What you are asked to do
Look below for the line with "Generate a Python" and the line with "from matplotlib.patches import Rectangle"; repeat exactly those two lines and all lines between them, but no pictures.
#### Data shown ####
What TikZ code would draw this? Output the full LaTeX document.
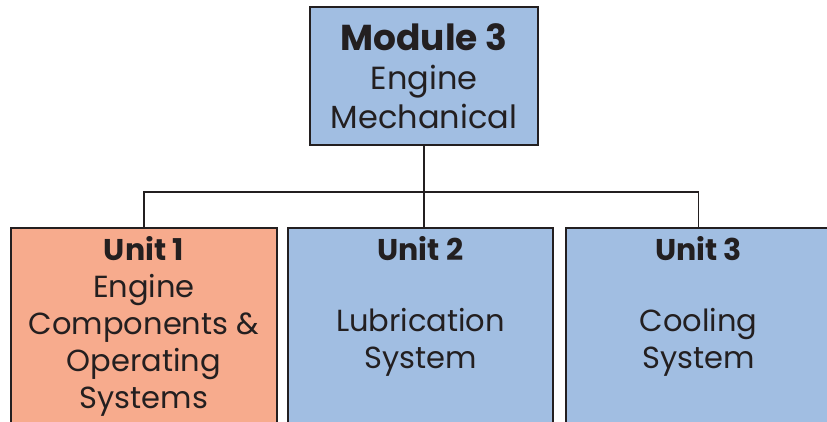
\documentclass[tikz,border=0pt]{standalone}
\usepackage{fontspec}
\setmainfont{Poppins}
\usetikzlibrary{positioning}

\definecolor{unitblue}{RGB}{161,190,226}
\definecolor{unitsalmon}{RGB}{247,171,141}
\definecolor{edgegray}{RGB}{35,31,32}

% text of a unit box, pinned to the top of the box
\newcommand{\unittext}[2]{\parbox[t][180pt][t]{258pt}{\centering\fontsize{30.5}{37}\selectfont{\fontsize{30}{37}\selectfont\bfseries #1}\\#2}}

\begin{document}
\begin{tikzpicture}[x=1pt,y=-1pt,
    modbox/.style={draw=edgegray, line width=2.2pt, fill=unitblue, text=edgegray,
        minimum width=228pt, minimum height=138pt, align=center, inner sep=2pt},
    unitbox/.style={draw=edgegray, line width=2.2pt, fill=unitblue, text=edgegray,
        minimum width=265pt, minimum height=196pt, anchor=north, inner xsep=2pt, inner ysep=3pt},
    wire/.style={draw=edgegray, line width=1.8pt}]
    \useasboundingbox (0,0) rectangle (827,421);
    \clip (0,0) rectangle (827,421);

    \node[modbox, font=\fontsize{32}{39}\selectfont] (module) at (424,76)
        {{\fontsize{36}{39}\selectfont\bfseries Module 3}\\Engine\\Mechanical};

    \node[unitbox, fill=unitsalmon, minimum width=266pt] (unit1) at (144,227)
        {\unittext{Unit 1}{Engine\\Components \&\\Operating\\Systems}};
    \node[unitbox] (unit2) at (420.5,227)
        {\unittext{Unit 2}{\mbox{}\\[-3pt]Lubrication\\System}};
    \node[unitbox] (unit3) at (698.5,227)
        {\unittext{Unit 3}{\mbox{}\\[-3pt]Cooling\\System}};

    \coordinate (bus) at (424,192);
    \draw[wire] (module.south) -- (module.south |- unit2.north);
    \draw[wire] (unit1.north) |- (bus) -| (unit3.north);
\end{tikzpicture}
\end{document}
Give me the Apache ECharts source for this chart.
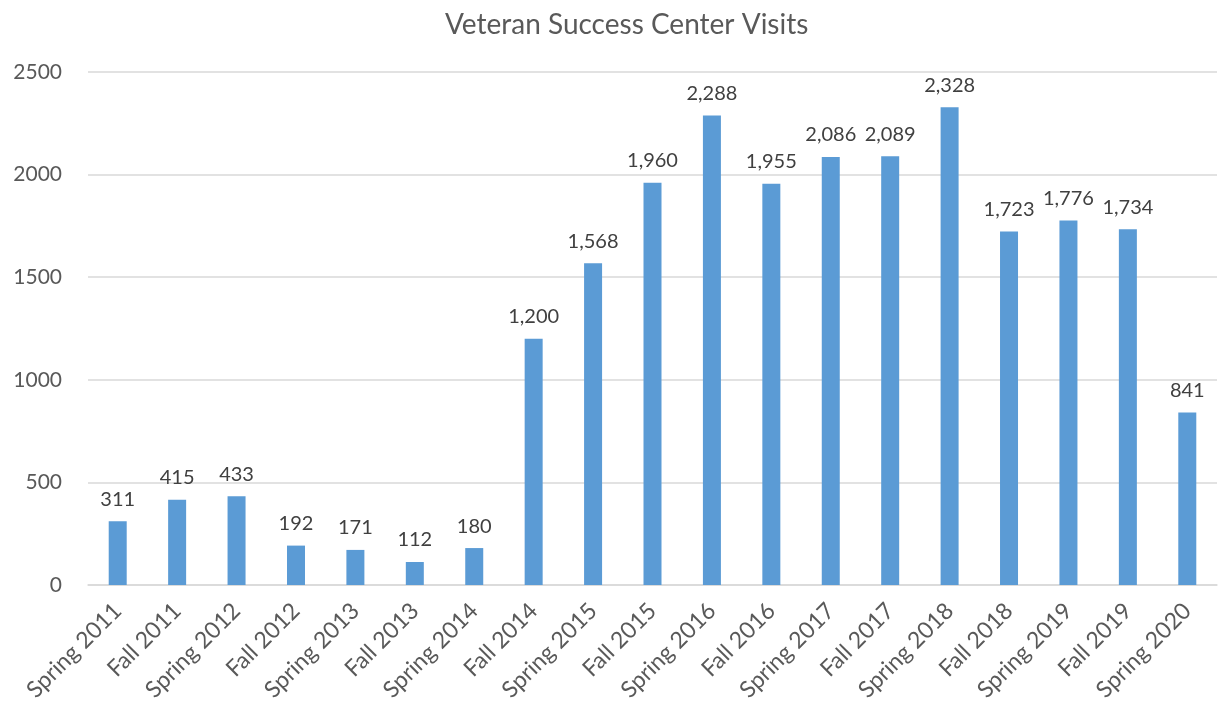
<!DOCTYPE html>
<html>
<head>
    <meta charset="utf-8">
    <title>Veteran Success Center Visits</title>
    <script src="https://cdn.jsdelivr.net/npm/echarts@6/dist/echarts.min.js"></script>
    <style>
        html, body { margin: 0; padding: 0; background: #fff; }
    </style>
</head>
<body>
<div id="main" style="width: 1218px;height:711px;"></div>
<script type="text/javascript">
    var categories = ['Spring 2011', 'Fall 2011', 'Spring 2012', 'Fall 2012', 'Spring 2013',
        'Fall 2013', 'Spring 2014', 'Fall 2014', 'Spring 2015', 'Fall 2015', 'Spring 2016',
        'Fall 2016', 'Spring 2017', 'Fall 2017', 'Spring 2018', 'Fall 2018', 'Spring 2019',
        'Fall 2019', 'Spring 2020'];
    var visits = [311, 415, 433, 192, 171, 112, 180, 1200, 1568, 1960, 2288,
        1955, 2086, 2089, 2328, 1723, 1776, 1734, 841];
    var yTicks = [0, 500, 1000, 1500, 2000, 2500];

    var myChart = echarts.init(document.getElementById('main'));
    var textColor = '#595959';
    var font = 'Lato, "Open Sans", sans-serif';

    var option = {
        animation: false,
        title: {
            text: 'Veteran Success Center Visits',
            left: 440,
            top: 6,
            textStyle: { color: textColor, fontSize: 28, fontWeight: 'normal', fontFamily: font }
        },
        grid: { left: 88, right: 1, top: 72, bottom: 126 },
        xAxis: {
            type: 'category',
            data: categories,
            axisLine: { lineStyle: { color: '#d9d9d9', width: 1.5 } },
            axisTick: { show: false },
            axisLabel: {
                rotate: 45,
                interval: 0,
                margin: 22,
                color: textColor,
                fontSize: 23,
                fontFamily: font
            }
        },
        yAxis: {
            type: 'value',
            min: yTicks[0],
            max: yTicks[yTicks.length - 1],
            interval: 500,
            axisLine: { show: false },
            axisTick: { show: false },
            splitLine: { lineStyle: { color: '#d9d9d9', width: 1.5 } },
            axisLabel: {
                color: textColor,
                fontSize: 21,
                fontFamily: font,
                margin: 26,
                formatter: function (v) { return String(v); }
            }
        },
        series: [{
            type: 'bar',
            data: visits,
            barWidth: 18,
            itemStyle: { color: '#5b9bd5' },
            label: {
                show: true,
                position: 'top',
                distance: 12,
                color: '#404040',
                fontSize: 20,
                fontFamily: font,
                formatter: function (p) {
                    return p.value.toLocaleString('en-US');
                }
            }
        }]
    };

    myChart.setOption(option);
</script>
</body>
</html>
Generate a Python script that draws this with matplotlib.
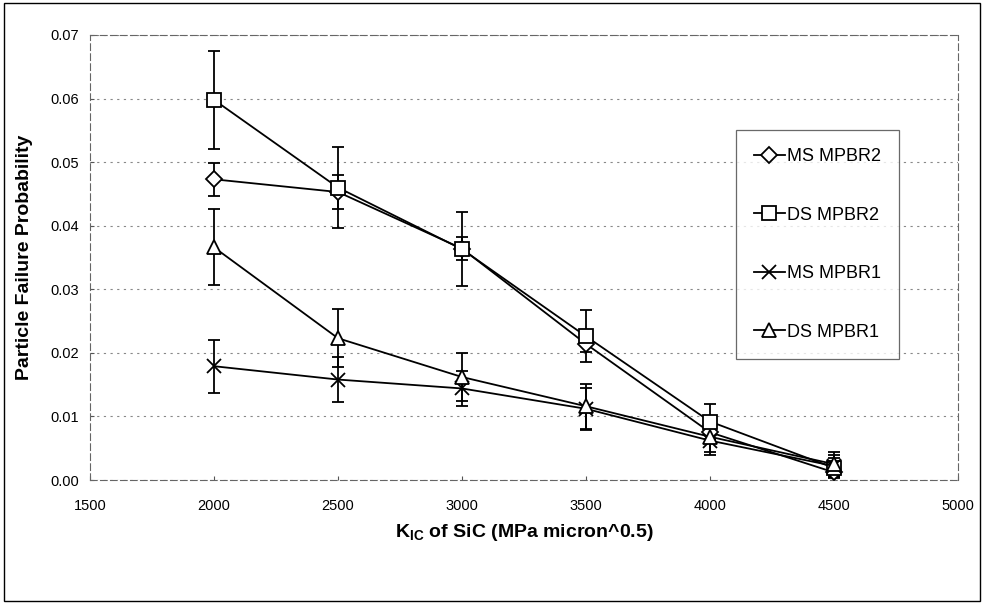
import matplotlib
matplotlib.use("Agg")
import matplotlib.pyplot as plt
from matplotlib.patches import Rectangle

plt.rcParams['font.family'] = ['Liberation Sans', 'DejaVu Sans']
plt.rcParams['mathtext.fontset'] = 'custom'
plt.rcParams['mathtext.rm'] = 'Liberation Sans'
plt.rcParams['mathtext.bf'] = 'Liberation Sans:bold'

kic = [2000, 2500, 3000, 3500, 4000, 4500]

ms_mpbr2 = [0.0473, 0.0453, 0.0364, 0.0214, 0.0075, 0.0012]
ms_mpbr2_err = [0.0026, 0.0026, 0.0018, 0.0013, 0.0012, 0.0008]

ds_mpbr2 = [0.0598, 0.0460, 0.0363, 0.0226, 0.0092, 0.0019]
ds_mpbr2_err = [0.0077, 0.0064, 0.0058, 0.0041, 0.0028, 0.0016]

ms_mpbr1 = [0.0179, 0.0158, 0.0144, 0.0112, 0.0062, 0.0022]
ms_mpbr1_err = [0.0042, 0.0036, 0.0027, 0.0033, 0.0022, 0.0018]

ds_mpbr1 = [0.0366, 0.0223, 0.0162, 0.0116, 0.0068, 0.0025]
ds_mpbr1_err = [0.0060, 0.0046, 0.0037, 0.0035, 0.0024, 0.0019]

labels = ["MS MPBR2", "DS MPBR2", "MS MPBR1", "DS MPBR1"]

fig = plt.figure(figsize=(9.84, 6.05), dpi=100)
ax = fig.add_axes([90/984, 1-480/605, (958-90)/984, (480-35)/605])

series = [
    (ms_mpbr2, ms_mpbr2_err, 'D', 8, 'white'),
    (ds_mpbr2, ds_mpbr2_err, 's', 10, 'white'),
    (ms_mpbr1, ms_mpbr1_err, 'x', 10, 'black'),
    (ds_mpbr1, ds_mpbr1_err, '^', 10, 'white'),
]
handles = []
for (vals, err, mk, ms, fc), lab in zip(series, labels):
    ax.errorbar(kic, vals, yerr=err, fmt='none', ecolor='black',
                elinewidth=1.3, capsize=4, capthick=1.3, zorder=2)
    h, = ax.plot(kic, vals, color='black', lw=1.3, marker=mk, markersize=ms,
                 markerfacecolor=fc, markeredgecolor='black',
                 markeredgewidth=1.3, label=lab, zorder=3)
    handles.append(h)

ax.set_xlim(1500, 5000)
ax.set_ylim(0, 0.07)
ax.set_xticks(range(1500, 5001, 500))
ax.set_yticks([i/100 for i in range(8)])
ax.set_yticklabels([f"{i/100:.2f}" for i in range(8)])
ax.tick_params(axis='both', labelsize=10.5, length=3, color='#555555', direction='in')
ax.tick_params(axis='x', pad=14)
ax.tick_params(axis='y', pad=8)
ax.grid(axis='y', color='#888888', linestyle=(0, (2, 4)), linewidth=0.8)
for s in ax.spines.values():
    s.set_color('#666666')
    s.set_linestyle((0, (6, 3)))
    s.set_linewidth(0.8)

ax.set_xlabel(r'$\mathbf{K}_{\mathbf{IC}}$ of SiC (MPa micron^0.5)',
              fontsize=14, fontweight='bold', labelpad=6)
ax.set_ylabel('Particle Failure Probability', fontsize=14, fontweight='bold', labelpad=12)

leg = ax.legend(handles=handles, loc='upper left',
                bbox_to_anchor=((736-90)/868, 1-(130-35)/445),
                fontsize=13, labelspacing=2.3, handlelength=1.7,
                handletextpad=0.1, borderpad=1.0, borderaxespad=0,
                frameon=True, fancybox=False)
leg.get_frame().set_edgecolor('#444444')
leg.get_frame().set_linewidth(0.9)

fig.patches.append(Rectangle((4/984, 4/605), 976/984, 598/605, transform=fig.transFigure,
                             fill=False, edgecolor='black', linewidth=1.0))

fig.savefig('out.png', dpi=100)
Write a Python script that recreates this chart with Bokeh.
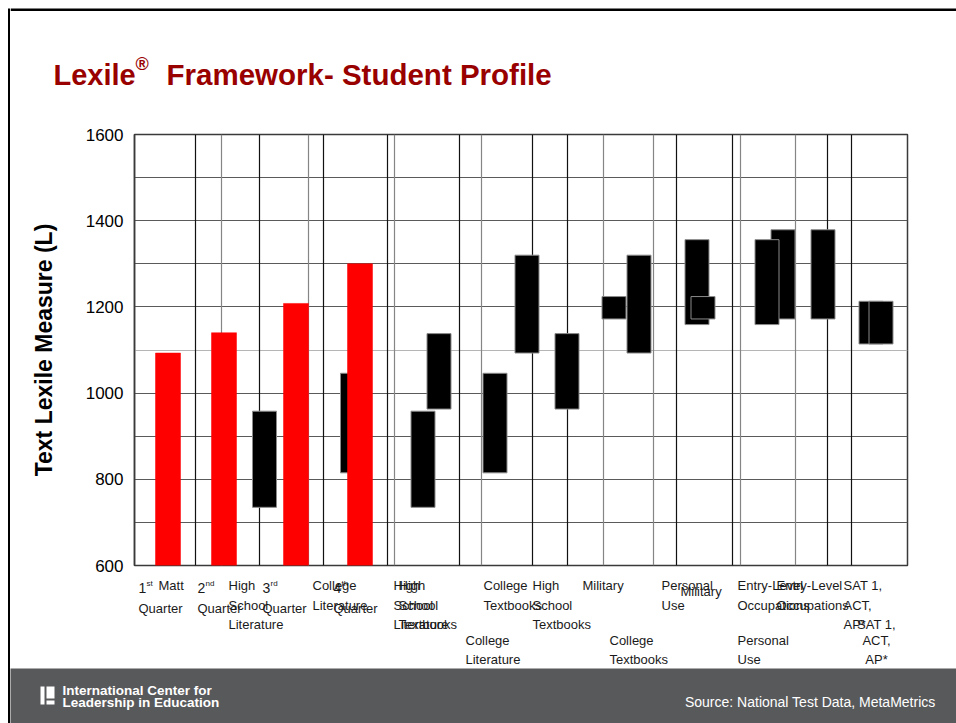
####
Complete answer
Generate a Python script that draws this with matplotlib.
import matplotlib
matplotlib.use("Agg")
import matplotlib.pyplot as plt
from matplotlib.patches import Rectangle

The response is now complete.